• **YOUR TASK**: Check each line of the entries below for the string "chart" and state how many lines have it, with no other text.

• **THE INPUT**:
[start]

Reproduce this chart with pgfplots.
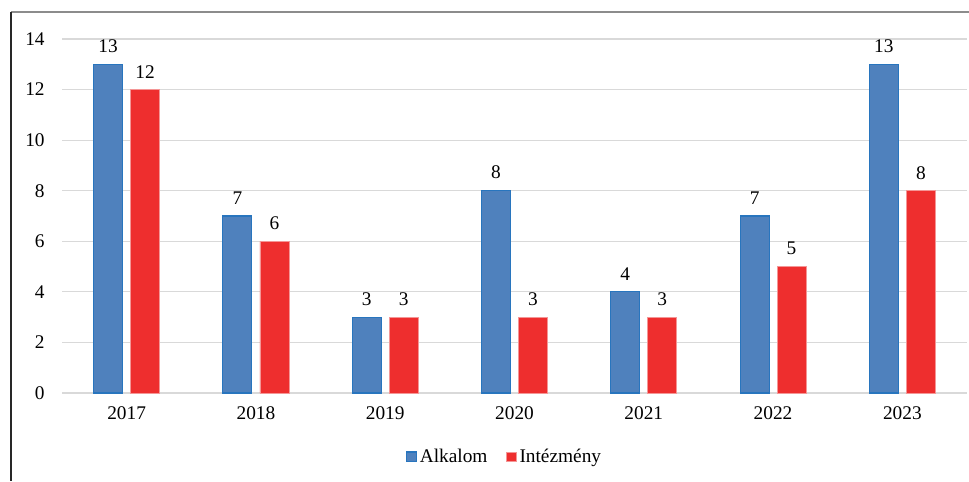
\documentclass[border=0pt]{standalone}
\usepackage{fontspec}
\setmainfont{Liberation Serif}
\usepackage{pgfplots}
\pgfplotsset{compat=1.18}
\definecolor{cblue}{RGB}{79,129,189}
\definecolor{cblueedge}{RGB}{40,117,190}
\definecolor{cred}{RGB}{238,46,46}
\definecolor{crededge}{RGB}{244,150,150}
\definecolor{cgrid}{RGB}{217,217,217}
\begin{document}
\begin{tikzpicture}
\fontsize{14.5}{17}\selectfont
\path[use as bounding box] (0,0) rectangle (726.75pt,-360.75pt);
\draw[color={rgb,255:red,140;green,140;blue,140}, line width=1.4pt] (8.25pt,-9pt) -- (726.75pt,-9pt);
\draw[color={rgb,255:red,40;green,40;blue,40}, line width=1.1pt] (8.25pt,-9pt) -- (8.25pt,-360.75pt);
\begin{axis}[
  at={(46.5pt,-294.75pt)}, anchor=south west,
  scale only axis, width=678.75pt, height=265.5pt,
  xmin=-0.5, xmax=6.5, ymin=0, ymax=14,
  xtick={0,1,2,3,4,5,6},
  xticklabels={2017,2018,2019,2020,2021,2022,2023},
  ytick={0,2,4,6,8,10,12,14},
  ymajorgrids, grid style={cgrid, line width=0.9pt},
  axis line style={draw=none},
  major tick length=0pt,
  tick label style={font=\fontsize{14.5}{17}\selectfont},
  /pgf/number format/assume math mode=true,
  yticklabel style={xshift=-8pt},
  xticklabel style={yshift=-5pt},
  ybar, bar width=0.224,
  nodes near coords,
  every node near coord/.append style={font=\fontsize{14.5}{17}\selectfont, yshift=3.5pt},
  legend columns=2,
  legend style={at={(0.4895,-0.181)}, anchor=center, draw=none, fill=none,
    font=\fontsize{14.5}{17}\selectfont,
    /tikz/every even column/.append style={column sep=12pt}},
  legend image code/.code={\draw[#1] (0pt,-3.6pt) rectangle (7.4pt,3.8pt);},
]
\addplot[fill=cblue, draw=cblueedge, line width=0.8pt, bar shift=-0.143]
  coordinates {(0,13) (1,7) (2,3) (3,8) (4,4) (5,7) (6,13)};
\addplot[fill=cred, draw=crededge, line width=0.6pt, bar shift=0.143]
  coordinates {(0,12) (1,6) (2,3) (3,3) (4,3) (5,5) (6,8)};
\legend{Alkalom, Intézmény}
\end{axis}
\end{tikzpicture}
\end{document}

[end]
[start]

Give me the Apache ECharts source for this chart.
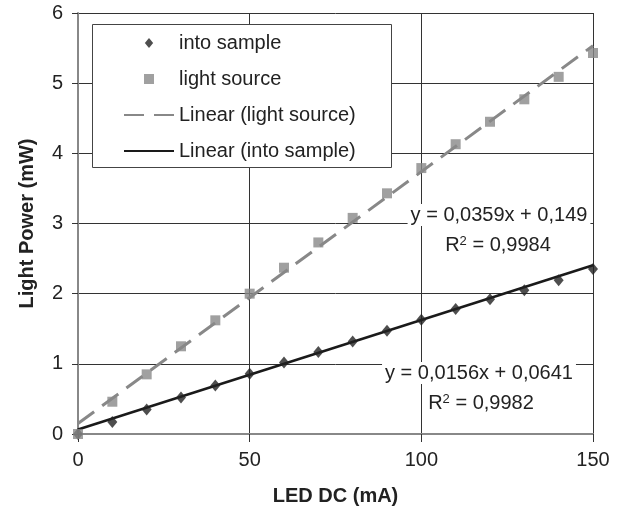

[end]

• **TASK RESPONSE**: 2